For me, during those years—finishing my degree, imagining adulthood in concrete terms—one realization kept returning. I could not see myself being fully happy and satisfied moving into my field of study, getting married, and raising a family. That was not a judgment against any of those goods. They are holy goods. It was simply an interior recognition: that road was not the road the Lord had carved for me.
When I looked ahead, the place where I saw a deeper happiness was in serving God more directly, in the priesthood, in the Church. That conviction did not fade. It lingered. It followed me into semesters and finals and plans and distractions. I could set it down for a while, but it would be waiting for me when things quieted.
It was not easy. I had worked hard for my degree. Letting go of the straightforward next step meant choosing six more years of study. It meant delaying work, delaying stability, delaying what many people call “getting on with life.” That was difficult. I prayed again and again, and even then I still found myself unable to decide.
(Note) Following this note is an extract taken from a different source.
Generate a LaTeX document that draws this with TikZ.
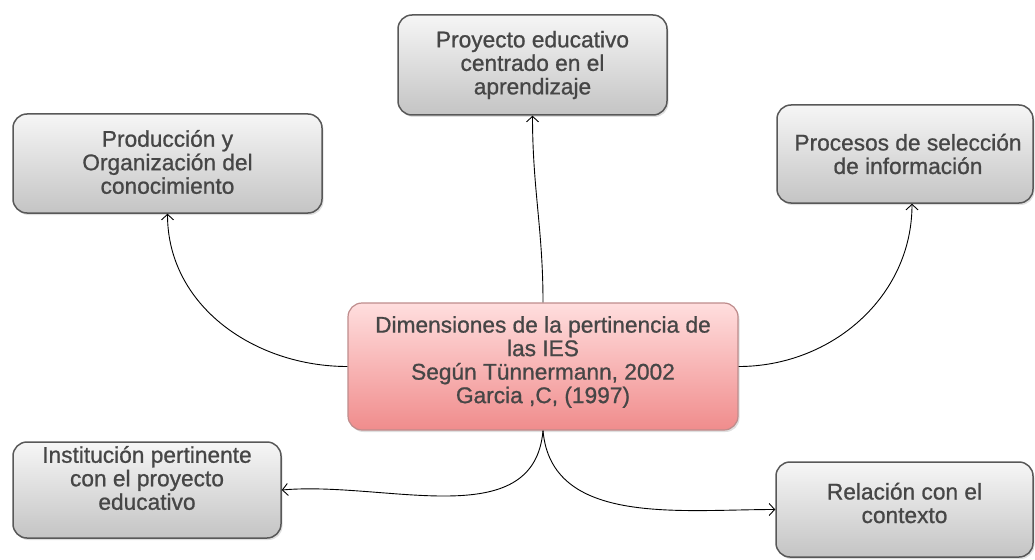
\documentclass[tikz,border=0pt]{standalone}
\usepackage{fontspec}
\setmainfont{Liberation Sans}
\newfontfamily\boxfont[FakeBold=0.9]{Liberation Sans}
\usetikzlibrary{arrows.meta,shadows}

\definecolor{boxline}{RGB}{88,88,88}
\definecolor{boxtop}{RGB}{246,246,246}
\definecolor{boxbot}{RGB}{196,196,196}
\definecolor{pinktop}{RGB}{255,222,222}
\definecolor{pinkbot}{RGB}{240,140,140}
\definecolor{pinkline}{RGB}{190,140,140}
\definecolor{txtgray}{RGB}{70,70,70}

\begin{document}
\begin{tikzpicture}[x=1pt,y=-1pt,
  dimbox/.style={draw=boxline, line width=1.5pt, rounded corners=14pt,
    top color=boxtop, bottom color=boxbot,
    drop shadow={opacity=0.25, shadow xshift=1.5pt, shadow yshift=-2pt}},
  centbox/.style={draw=pinkline, line width=1.2pt, rounded corners=14pt,
    top color=pinktop, bottom color=pinkbot,
    drop shadow={opacity=0.25, shadow xshift=1.5pt, shadow yshift=-2pt}},
  lbl/.style={text=txtgray, align=center, inner sep=0pt,
    font=\boxfont\fontsize{22.7}{23.5}\selectfont},
  conn/.style={-{Straight Barb[length=5.5pt,width=12pt]}, line width=0.9pt}]
\useasboundingbox (0,0) rectangle (1035,559);

% boxes
\node[centbox, minimum width=390pt, minimum height=127pt] (dim) at (543,366.5) {};
\node[dimbox, minimum width=269pt, minimum height=100pt] (proy) at (532.5,65) {};
\node[dimbox, minimum width=309pt, minimum height=99pt] (prod) at (167.5,163.5) {};
\node[dimbox, minimum width=256pt, minimum height=98pt] (proc) at (905,154) {};
\node[dimbox, minimum width=268pt, minimum height=96pt] (inst) at (147,490) {};
\node[dimbox, minimum width=257pt, minimum height=95pt] (rela) at (904.5,509.5) {};

% texts
\node[lbl] (dimtxt) at (543,362) {Dimensiones de la pertinencia de\\las IES\\Según Tünnermann, 2002\\Garcia ,C, (1997)};
\node[lbl] (proytxt) at (532.5,65) {Proyecto educativo\\centrado en el\\aprendizaje};
\node[lbl] (prodtxt) at (167.5,162) {Producción y\\Organización del\\conocimiento};
\node[lbl] (proctxt) at (908,154) {Procesos de selección\\de información};
\node[lbl] (insttxt) at (147,478) {Institución pertinente\\con el proyecto\\educativo};
\node[lbl] (relatxt) at (904.5,503) {Relación con el\\contexto};

% connectors
\draw[conn] (dim.north) to[out=90,in=-90] (proy.south);
\draw[conn] (dim.west) to[out=180,in=-90] (prod.south);
\draw[conn] (dim.east) to[out=0,in=-90] ([xshift=7pt]proc.south);
\draw[conn] (dim.south) to[out=-95,in=5] (inst.east);
\draw[conn] (dim.south) to[out=-85,in=180] (rela.west);

\end{tikzpicture}
\end{document}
Then a night when sleep would not come. The struggle had become too loud to ignore. I spent much of that night in prayer, torn and tired, asking for clarity. Eventually, exhaustion took over and I fell asleep.
In a dream, the Lord came to me. He did not speak. He simply reached over and placed his hand on my heart. I woke in that moment, and my heart was burning. I felt the heat—his love—and I knew the answer.
I do not say that lightly. I am not someone who leans easily on signs and wonders. I have always been rather skeptical, quite frankly. Yet that dream was real in the way that matters: it was God’s way of steadying me, giving me the confidence I needed to take the next step.
After that, I spoke with my pastor at the time, Fr. Gilbert. I contacted the diocese. I entered the process. What followed was a six-year journey that ended in ordination.
The most important thing to say about vocation, though, is not my story. The most important thing is that everyone has one. No one is overlooked. No one is an accident. Every life has a path along which God intends that person to become holy and to become a gift.
Discerning that path takes prayer, honesty, and patience. It does not reduce to simply doing what feels easiest, because there is so much we cannot see from the inside of our own fears and hopes. When we open ourselves to the Lord—when we give him the right to lead—he draws us toward the place we need to be, even if the route is slower than we planned.
Wherever you find yourself in life, turn to prayer. Ask for the grace to embrace the vocation already given, or for the grace to recognize where he is leading next. When the Lord makes his call clear, the task becomes very simple and very hard at the same time: to choose that path and follow it, because that is the road that leads to real joy and, ultimately, to eternal life. May the Lord grant us attentive hearts, steady courage, and the grace to say yes when he places his hand upon us.